Ultrasonic nondestructive testing has been increasingly used to characterize heterogeneities of polycrystalline materials. With such techniques, the interactions of coherent ultrasonic waves with grain boundaries result in scattering. Such scattered waves carry information regarding the physical properties of the scatterer. Therefore, microstructural information can be obtained by quantifying the scattered response. Current diffuse ultrasonic backscatter models include several assumptions about the macroscopic and microscopic properties of the polycrystals. In this presentation, the sensitivity of grain size characterization to such assumptions is investigated using simulated microstructures.
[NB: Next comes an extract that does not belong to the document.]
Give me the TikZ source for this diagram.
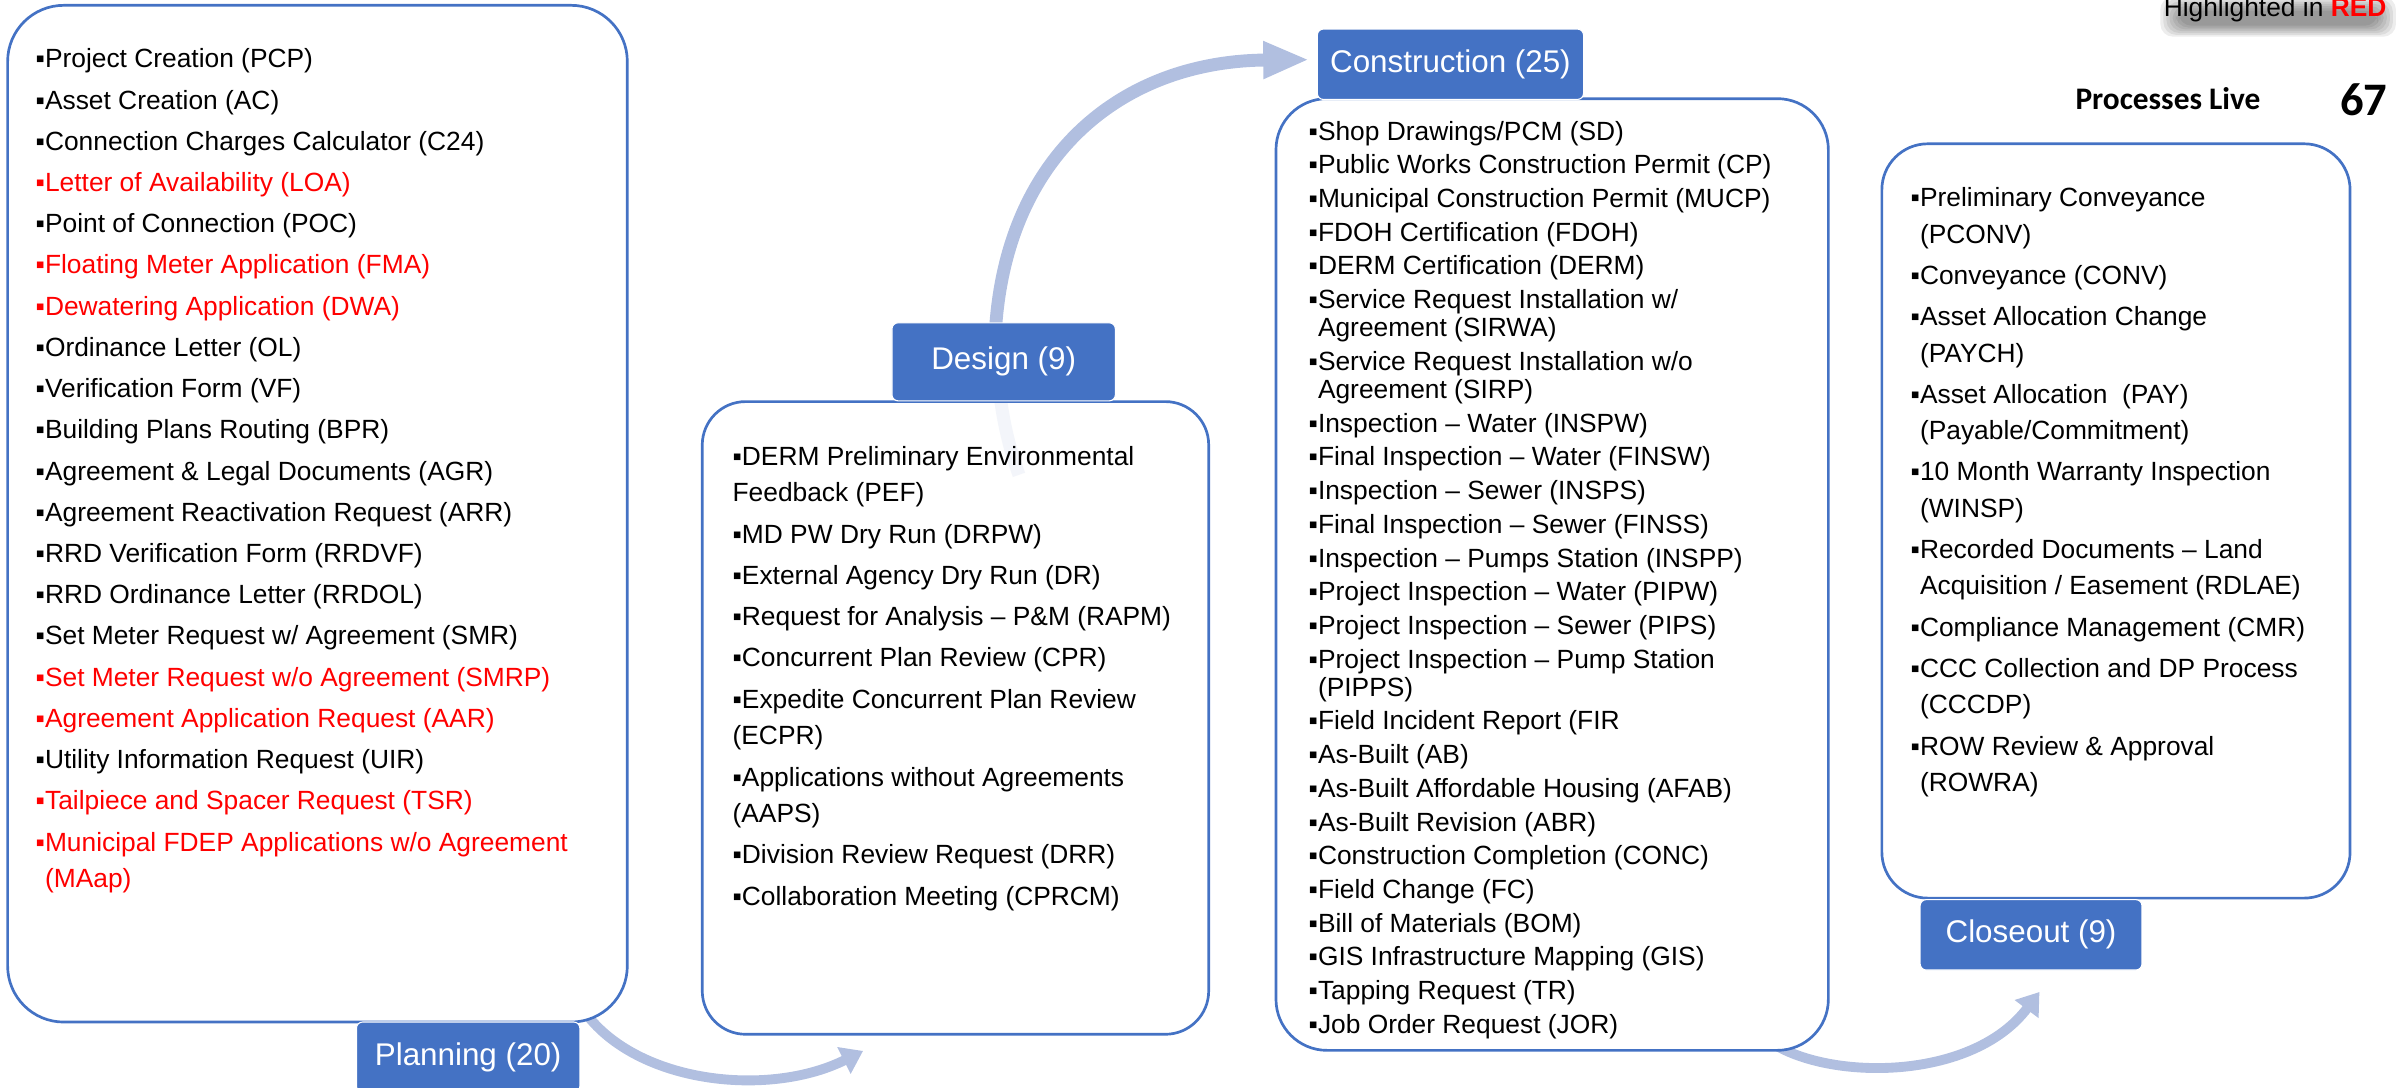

Several polycrystals with cubic crystal symmetry and randomly oriented grains are simulated using Dream.3D. This study applies the single scattering model in which the longitudinal-to-longitudinal configuration is considered for the incident and the scattered waves and limited to the weakly-scattering regime. In each configuration, the theoretical results are compared with results from the synthetic volumes. The results demonstrate distinct differences between the theory and the simulation. For example, the theoretical scattering cross section for a Voigt-averaged copper polycrystal at 15 MHz is found to be about three times larger than the value based on the Dream.3D microstructure. Finally, the influence of grain size distribution and grain elongation on the ultrasonic models are investigated.